04 Sep Bipartisan Support Grows to Put the Brakes on the Cadillac Tax
Originally projected to generate $87 billion over 10 years, the Cadillac tax was enacted in 2010 to help fund the Affordable Care Act by requiring the wealthiest Americans to pay a 40% excise tax on high-value health plans. However, opposition has mounted in light of new studies that show it will impact a broader segment of the population than expected.
Starting in 2018, the excise tax will be imposed when the total spending on a health plan, including employer and employee premium contributions, exceeds $10,200 for individuals and $27,500 for a family. Contributions made to a health savings account or flexible spending accounts are counted in this total. The tax is punitive, taxing every dollar above the threshold rate, and is not deductible by the employer.
A recent study by the International Foundation of Employee Benefit Plans indicates that nearly 60% of employers and other health care plan sponsors expect to trigger the 40% tax for individuals and families reaching the dollar threshold. Of those employers, roughly 40% are paring down their health plans to avoid it and a nearly equal percentage plan to do so before the 2018 effective date. In addition, a coalition of insurance providers opposed to the tax has said that it hurts worker retention and could cause some to drop their insurance coverage entirely.
As employers work to avoid this tax mandated by the Affordable Care Act, lobbying has intensified in Congress and had some success. For example, the House Ways and Means Committee has approved a measure to repeal the tax, as well as penalties on employers for not offering health coverage and penalties on individuals for not having health coverage. Repeal bills, supported by both Democrats and Republicans, have also been introduced in the Senate.
Employers say that one of the intended justifications for the tax — that it will reduce health plan costs — is a myth. For example, they question how an excise tax targeting generous employer-provided health care plans can control soaring prescription drug costs. The Cadillac tax also has a negative impact on labor unions that have traditionally negotiated for generous health benefits at the expense of higher wages.
Relief from the excise tax could come in other ways. For example, the excise tax trigger could be adjusted to reflect widespread geographic differences in health costs and, with that, group health plan premiums.

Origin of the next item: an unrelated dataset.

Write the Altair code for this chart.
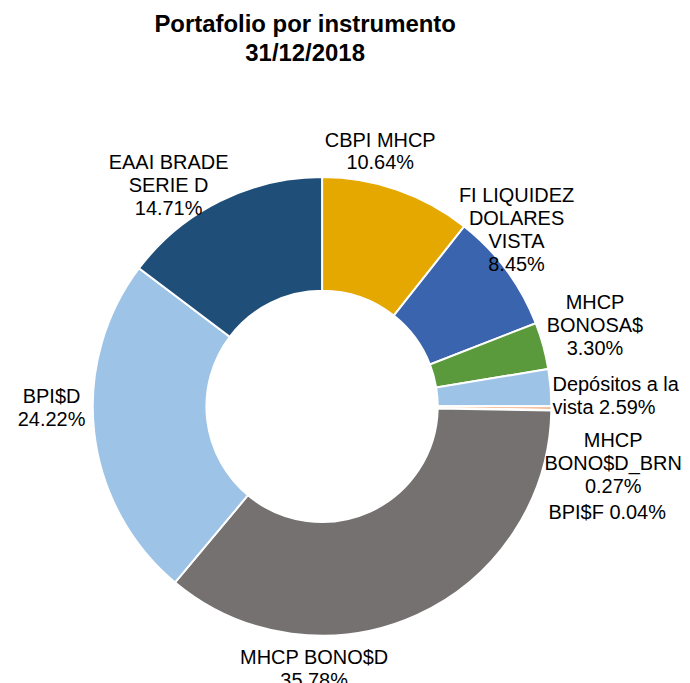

Lawmakers could also clarify that employee contributions to health savings and flexible spending accounts are not included in calculating plan costs. In addition, the number of employer plans hit by the tax would be reduced if the tax applied only to medical benefits, and not ancillary benefits such as dental and vision care.
There is overwhelming bipartisan support in Congress for repealing the Cadillac tax. However, with the current stalemate, it is unlikely there will be any action until the new president takes office in 2017.